→ Input
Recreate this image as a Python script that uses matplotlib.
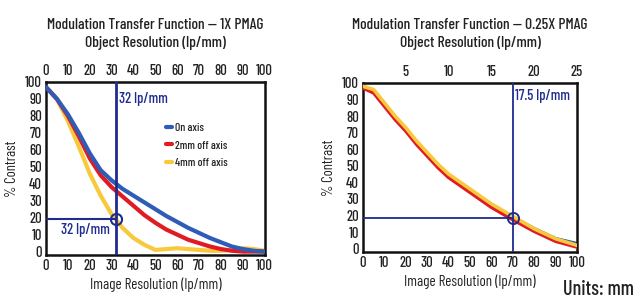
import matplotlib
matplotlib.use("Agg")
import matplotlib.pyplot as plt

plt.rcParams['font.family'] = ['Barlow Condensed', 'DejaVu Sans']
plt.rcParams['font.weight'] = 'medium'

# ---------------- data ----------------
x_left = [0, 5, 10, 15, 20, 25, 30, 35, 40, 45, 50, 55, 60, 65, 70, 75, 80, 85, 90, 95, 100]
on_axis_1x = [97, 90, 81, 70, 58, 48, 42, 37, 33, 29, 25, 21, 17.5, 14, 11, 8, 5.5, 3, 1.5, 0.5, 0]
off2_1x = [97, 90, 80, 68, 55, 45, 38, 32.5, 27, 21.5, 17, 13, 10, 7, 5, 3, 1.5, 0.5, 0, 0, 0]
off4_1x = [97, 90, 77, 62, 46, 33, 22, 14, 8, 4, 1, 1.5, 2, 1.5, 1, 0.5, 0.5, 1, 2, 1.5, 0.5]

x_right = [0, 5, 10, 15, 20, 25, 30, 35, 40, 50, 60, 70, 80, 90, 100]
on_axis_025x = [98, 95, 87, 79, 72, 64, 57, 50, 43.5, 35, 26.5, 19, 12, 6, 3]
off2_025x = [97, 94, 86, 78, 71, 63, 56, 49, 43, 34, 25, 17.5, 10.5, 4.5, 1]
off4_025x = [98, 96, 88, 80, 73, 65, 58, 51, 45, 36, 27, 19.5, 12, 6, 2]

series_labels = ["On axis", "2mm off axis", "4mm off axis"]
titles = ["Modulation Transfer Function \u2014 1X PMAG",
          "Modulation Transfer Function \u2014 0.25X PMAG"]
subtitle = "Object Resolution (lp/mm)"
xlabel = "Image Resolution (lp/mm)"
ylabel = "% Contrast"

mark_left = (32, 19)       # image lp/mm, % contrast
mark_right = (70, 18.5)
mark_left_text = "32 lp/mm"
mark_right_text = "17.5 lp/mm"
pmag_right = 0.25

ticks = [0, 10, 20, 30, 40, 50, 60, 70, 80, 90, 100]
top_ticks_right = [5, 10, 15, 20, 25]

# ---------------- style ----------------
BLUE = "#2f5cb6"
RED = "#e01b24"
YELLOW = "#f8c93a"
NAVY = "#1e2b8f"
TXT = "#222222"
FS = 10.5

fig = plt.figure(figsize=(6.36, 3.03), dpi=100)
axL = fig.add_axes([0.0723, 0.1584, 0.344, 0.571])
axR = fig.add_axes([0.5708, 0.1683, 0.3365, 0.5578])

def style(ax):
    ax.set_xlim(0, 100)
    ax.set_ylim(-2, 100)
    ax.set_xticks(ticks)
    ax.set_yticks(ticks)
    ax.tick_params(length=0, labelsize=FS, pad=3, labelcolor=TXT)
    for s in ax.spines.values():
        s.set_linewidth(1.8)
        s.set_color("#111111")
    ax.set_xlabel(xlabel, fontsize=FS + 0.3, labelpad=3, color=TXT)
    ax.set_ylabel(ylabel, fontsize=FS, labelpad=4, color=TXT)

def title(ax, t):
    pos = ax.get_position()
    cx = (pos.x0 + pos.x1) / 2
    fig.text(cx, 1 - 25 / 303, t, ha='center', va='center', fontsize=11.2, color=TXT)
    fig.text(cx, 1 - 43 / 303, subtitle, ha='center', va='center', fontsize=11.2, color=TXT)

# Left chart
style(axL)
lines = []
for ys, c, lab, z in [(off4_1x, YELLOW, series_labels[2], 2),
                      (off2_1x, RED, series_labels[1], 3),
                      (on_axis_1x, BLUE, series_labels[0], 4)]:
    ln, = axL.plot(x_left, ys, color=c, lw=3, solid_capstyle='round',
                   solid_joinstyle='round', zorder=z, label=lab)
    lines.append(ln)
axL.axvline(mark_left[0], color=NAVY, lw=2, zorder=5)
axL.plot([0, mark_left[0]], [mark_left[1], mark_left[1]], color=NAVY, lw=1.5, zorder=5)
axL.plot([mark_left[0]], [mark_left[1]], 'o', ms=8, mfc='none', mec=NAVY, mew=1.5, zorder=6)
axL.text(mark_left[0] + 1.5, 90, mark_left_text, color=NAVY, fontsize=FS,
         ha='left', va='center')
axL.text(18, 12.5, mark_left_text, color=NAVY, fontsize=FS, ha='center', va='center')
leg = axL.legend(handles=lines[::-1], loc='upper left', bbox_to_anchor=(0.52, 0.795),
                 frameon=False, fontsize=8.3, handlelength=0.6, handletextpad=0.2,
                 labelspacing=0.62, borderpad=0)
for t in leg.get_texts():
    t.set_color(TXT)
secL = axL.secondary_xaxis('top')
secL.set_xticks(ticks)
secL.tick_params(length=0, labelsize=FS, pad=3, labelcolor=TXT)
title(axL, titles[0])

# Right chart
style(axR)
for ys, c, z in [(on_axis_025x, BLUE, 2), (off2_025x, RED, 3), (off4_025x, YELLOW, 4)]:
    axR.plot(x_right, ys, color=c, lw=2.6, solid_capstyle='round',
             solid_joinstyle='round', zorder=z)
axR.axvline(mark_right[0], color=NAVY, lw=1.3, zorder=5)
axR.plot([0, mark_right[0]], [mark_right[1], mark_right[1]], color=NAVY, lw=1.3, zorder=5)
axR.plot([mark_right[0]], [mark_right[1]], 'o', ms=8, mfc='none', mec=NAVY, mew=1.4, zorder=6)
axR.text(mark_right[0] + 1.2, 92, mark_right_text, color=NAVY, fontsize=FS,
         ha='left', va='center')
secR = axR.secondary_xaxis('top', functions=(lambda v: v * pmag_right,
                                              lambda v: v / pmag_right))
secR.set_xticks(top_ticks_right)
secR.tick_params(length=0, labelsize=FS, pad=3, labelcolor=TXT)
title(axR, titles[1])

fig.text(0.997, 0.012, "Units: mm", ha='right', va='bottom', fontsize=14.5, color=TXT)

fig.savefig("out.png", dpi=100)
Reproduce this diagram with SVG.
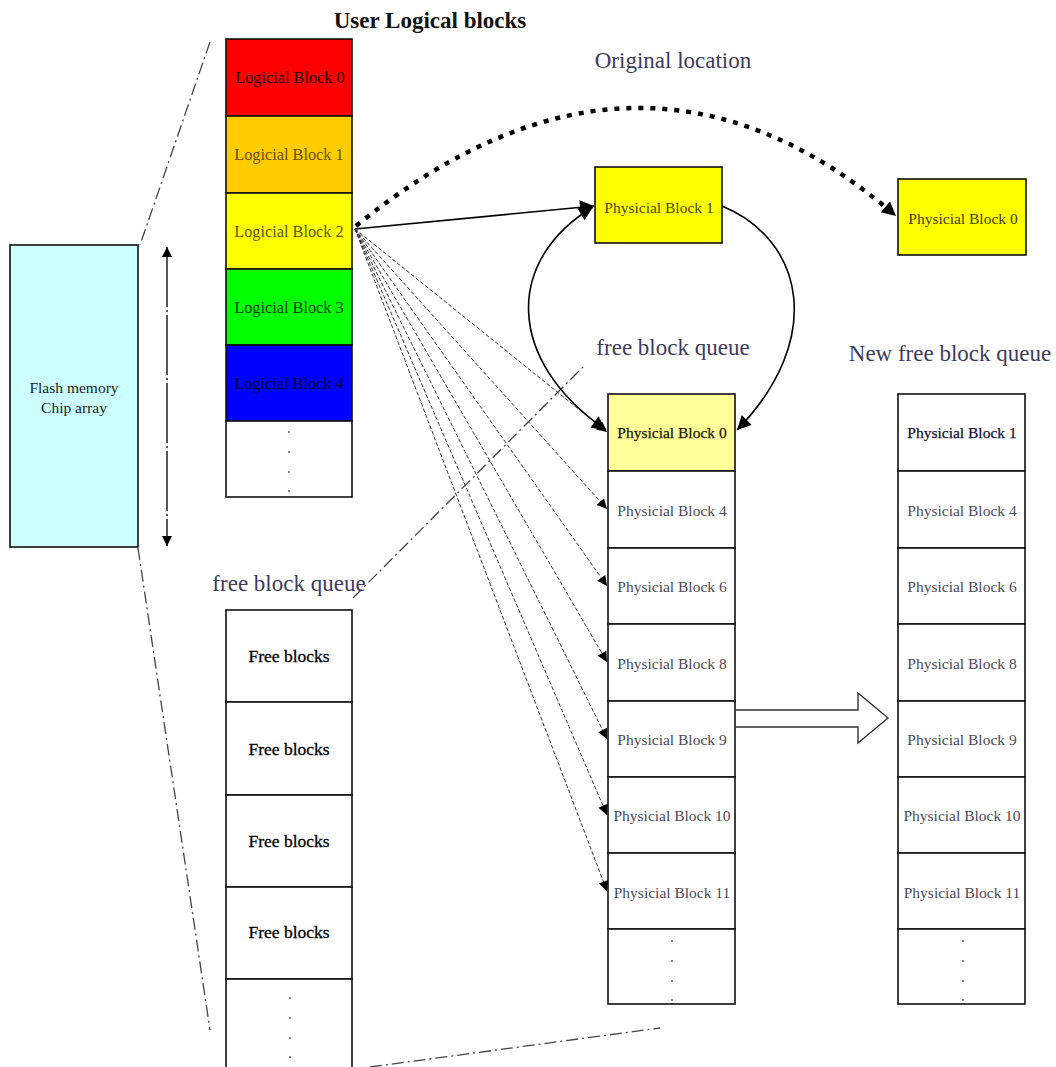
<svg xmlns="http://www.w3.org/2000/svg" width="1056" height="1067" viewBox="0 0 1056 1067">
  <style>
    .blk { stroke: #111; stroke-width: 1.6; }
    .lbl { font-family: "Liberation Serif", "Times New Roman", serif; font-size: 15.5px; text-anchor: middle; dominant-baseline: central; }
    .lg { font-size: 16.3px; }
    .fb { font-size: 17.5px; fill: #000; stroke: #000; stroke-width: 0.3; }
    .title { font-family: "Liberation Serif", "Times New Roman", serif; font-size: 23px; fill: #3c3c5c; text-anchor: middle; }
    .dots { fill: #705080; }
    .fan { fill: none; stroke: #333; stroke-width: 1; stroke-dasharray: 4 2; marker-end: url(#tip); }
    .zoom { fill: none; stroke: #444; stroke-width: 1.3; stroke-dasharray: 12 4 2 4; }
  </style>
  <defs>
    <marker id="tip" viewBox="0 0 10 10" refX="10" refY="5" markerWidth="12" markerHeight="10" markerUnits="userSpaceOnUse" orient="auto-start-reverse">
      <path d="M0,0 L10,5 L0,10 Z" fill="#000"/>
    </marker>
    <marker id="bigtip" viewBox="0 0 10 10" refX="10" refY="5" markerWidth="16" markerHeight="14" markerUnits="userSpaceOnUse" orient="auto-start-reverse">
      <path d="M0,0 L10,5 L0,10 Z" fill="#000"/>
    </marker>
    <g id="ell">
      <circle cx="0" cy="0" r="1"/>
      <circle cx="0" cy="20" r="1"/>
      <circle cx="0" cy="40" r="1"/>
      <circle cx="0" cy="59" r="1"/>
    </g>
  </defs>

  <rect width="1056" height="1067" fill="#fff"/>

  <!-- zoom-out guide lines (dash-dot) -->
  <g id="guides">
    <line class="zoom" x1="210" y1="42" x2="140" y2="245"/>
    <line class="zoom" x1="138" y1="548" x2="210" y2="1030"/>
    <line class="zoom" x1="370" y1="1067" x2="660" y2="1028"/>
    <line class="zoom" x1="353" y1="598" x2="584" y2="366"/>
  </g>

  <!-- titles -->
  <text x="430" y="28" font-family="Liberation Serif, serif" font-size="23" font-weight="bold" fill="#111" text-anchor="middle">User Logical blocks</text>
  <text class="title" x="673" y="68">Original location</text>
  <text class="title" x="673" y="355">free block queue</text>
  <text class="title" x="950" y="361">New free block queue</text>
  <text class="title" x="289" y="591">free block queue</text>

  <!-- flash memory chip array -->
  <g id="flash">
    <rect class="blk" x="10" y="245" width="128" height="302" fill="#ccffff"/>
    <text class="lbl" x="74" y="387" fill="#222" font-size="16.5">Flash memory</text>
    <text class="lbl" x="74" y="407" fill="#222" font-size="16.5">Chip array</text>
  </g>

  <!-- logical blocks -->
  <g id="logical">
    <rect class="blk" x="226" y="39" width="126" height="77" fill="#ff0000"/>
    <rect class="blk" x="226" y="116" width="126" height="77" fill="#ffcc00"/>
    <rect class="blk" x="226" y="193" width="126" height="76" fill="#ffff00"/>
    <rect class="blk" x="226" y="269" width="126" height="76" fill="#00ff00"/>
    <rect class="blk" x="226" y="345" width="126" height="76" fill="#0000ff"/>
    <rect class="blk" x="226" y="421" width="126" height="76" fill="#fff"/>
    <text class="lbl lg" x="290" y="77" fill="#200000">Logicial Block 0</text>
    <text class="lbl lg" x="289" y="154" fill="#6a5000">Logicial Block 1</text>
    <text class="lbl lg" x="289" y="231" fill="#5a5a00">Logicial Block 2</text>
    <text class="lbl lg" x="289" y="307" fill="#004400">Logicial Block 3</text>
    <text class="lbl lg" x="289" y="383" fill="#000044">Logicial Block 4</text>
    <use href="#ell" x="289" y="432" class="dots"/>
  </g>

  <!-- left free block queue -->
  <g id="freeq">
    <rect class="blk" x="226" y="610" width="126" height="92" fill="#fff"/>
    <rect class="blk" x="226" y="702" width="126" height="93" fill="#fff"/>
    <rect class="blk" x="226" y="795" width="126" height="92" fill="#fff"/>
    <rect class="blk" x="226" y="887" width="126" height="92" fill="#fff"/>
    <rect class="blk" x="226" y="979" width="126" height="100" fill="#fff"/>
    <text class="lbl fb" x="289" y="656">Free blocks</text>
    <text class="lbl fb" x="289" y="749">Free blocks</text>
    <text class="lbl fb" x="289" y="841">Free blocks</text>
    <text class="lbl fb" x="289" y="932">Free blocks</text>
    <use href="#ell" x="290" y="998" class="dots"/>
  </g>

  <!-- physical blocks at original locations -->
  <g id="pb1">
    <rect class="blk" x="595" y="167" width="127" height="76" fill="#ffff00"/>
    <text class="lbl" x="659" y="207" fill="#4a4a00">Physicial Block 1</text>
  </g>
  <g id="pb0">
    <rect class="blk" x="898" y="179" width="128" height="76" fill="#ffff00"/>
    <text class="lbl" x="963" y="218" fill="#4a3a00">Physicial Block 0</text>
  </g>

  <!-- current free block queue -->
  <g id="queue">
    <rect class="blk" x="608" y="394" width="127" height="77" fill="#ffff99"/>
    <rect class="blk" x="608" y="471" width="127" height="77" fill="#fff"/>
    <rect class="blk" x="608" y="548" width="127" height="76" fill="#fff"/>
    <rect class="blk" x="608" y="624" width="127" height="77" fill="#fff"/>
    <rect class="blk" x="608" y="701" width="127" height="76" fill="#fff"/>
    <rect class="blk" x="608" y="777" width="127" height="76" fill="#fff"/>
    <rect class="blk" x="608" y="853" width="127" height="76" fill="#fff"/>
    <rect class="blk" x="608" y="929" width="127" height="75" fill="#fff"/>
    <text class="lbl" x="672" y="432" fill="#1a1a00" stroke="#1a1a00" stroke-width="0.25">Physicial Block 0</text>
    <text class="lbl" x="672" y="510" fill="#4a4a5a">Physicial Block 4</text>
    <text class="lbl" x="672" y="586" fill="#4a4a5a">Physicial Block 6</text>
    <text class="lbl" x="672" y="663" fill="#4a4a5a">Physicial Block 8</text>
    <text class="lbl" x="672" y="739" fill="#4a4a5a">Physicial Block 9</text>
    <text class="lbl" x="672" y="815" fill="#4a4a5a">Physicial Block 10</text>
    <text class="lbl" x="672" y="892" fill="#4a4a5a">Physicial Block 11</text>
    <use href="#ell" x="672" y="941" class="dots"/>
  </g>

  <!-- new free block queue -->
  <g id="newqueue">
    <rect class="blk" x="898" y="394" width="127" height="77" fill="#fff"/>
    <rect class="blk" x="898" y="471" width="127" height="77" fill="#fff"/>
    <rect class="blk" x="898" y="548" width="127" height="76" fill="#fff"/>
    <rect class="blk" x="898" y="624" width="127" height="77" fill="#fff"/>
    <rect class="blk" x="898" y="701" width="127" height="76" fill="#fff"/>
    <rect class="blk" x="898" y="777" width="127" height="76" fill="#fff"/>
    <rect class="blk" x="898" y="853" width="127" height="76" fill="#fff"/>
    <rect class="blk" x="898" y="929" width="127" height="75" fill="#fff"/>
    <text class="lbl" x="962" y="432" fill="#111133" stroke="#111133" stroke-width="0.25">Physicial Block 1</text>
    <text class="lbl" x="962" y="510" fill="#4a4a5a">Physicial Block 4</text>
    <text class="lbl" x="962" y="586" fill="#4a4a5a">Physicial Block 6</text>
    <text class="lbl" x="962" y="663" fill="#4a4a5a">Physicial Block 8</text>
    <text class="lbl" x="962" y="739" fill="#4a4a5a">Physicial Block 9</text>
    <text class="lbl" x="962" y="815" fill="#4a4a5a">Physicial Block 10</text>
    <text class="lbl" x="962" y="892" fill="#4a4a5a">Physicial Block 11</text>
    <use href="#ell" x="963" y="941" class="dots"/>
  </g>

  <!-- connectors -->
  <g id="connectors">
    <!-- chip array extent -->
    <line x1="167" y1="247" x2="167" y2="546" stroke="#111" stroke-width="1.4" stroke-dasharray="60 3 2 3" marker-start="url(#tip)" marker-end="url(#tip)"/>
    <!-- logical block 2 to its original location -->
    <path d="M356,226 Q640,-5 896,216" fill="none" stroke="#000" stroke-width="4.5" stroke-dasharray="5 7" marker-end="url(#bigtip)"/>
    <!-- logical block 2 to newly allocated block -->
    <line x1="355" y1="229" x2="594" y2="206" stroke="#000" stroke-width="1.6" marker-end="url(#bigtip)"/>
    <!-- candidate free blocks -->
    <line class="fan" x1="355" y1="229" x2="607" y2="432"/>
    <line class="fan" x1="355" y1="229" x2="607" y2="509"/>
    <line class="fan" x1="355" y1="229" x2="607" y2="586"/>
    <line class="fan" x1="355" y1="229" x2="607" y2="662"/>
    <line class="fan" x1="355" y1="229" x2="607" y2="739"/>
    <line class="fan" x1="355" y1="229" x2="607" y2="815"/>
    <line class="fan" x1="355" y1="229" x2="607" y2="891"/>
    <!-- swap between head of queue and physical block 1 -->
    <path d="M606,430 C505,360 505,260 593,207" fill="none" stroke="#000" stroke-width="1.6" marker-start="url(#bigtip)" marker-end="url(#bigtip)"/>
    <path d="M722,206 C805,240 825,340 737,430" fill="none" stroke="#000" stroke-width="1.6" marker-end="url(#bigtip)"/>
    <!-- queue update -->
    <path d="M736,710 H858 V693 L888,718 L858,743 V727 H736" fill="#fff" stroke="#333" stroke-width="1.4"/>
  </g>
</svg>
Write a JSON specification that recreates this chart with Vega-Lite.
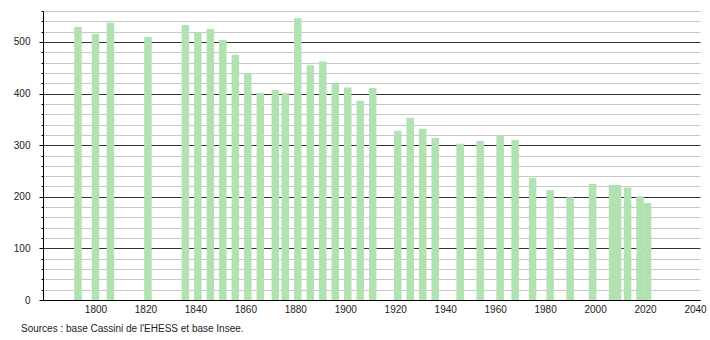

→ Your task
Repeat only what runs from the first line of the records above to the line with "19.5, 12, 6, 2]", both included, word for word, minus the pictures.

→ Written answer
Recreate this image as a Python script that uses matplotlib.
import matplotlib
matplotlib.use("Agg")
import matplotlib.pyplot as plt

plt.rcParams['font.family'] = ['Barlow Condensed', 'DejaVu Sans']
plt.rcParams['font.weight'] = 'medium'

# ---------------- data ----------------
x_left = [0, 5, 10, 15, 20, 25, 30, 35, 40, 45, 50, 55, 60, 65, 70, 75, 80, 85, 90, 95, 100]
on_axis_1x = [97, 90, 81, 70, 58, 48, 42, 37, 33, 29, 25, 21, 17.5, 14, 11, 8, 5.5, 3, 1.5, 0.5, 0]
off2_1x = [97, 90, 80, 68, 55, 45, 38, 32.5, 27, 21.5, 17, 13, 10, 7, 5, 3, 1.5, 0.5, 0, 0, 0]
off4_1x = [97, 90, 77, 62, 46, 33, 22, 14, 8, 4, 1, 1.5, 2, 1.5, 1, 0.5, 0.5, 1, 2, 1.5, 0.5]

x_right = [0, 5, 10, 15, 20, 25, 30, 35, 40, 50, 60, 70, 80, 90, 100]
on_axis_025x = [98, 95, 87, 79, 72, 64, 57, 50, 43.5, 35, 26.5, 19, 12, 6, 3]
off2_025x = [97, 94, 86, 78, 71, 63, 56, 49, 43, 34, 25, 17.5, 10.5, 4.5, 1]
off4_025x = [98, 96, 88, 80, 73, 65, 58, 51, 45, 36, 27, 19.5, 12, 6, 2]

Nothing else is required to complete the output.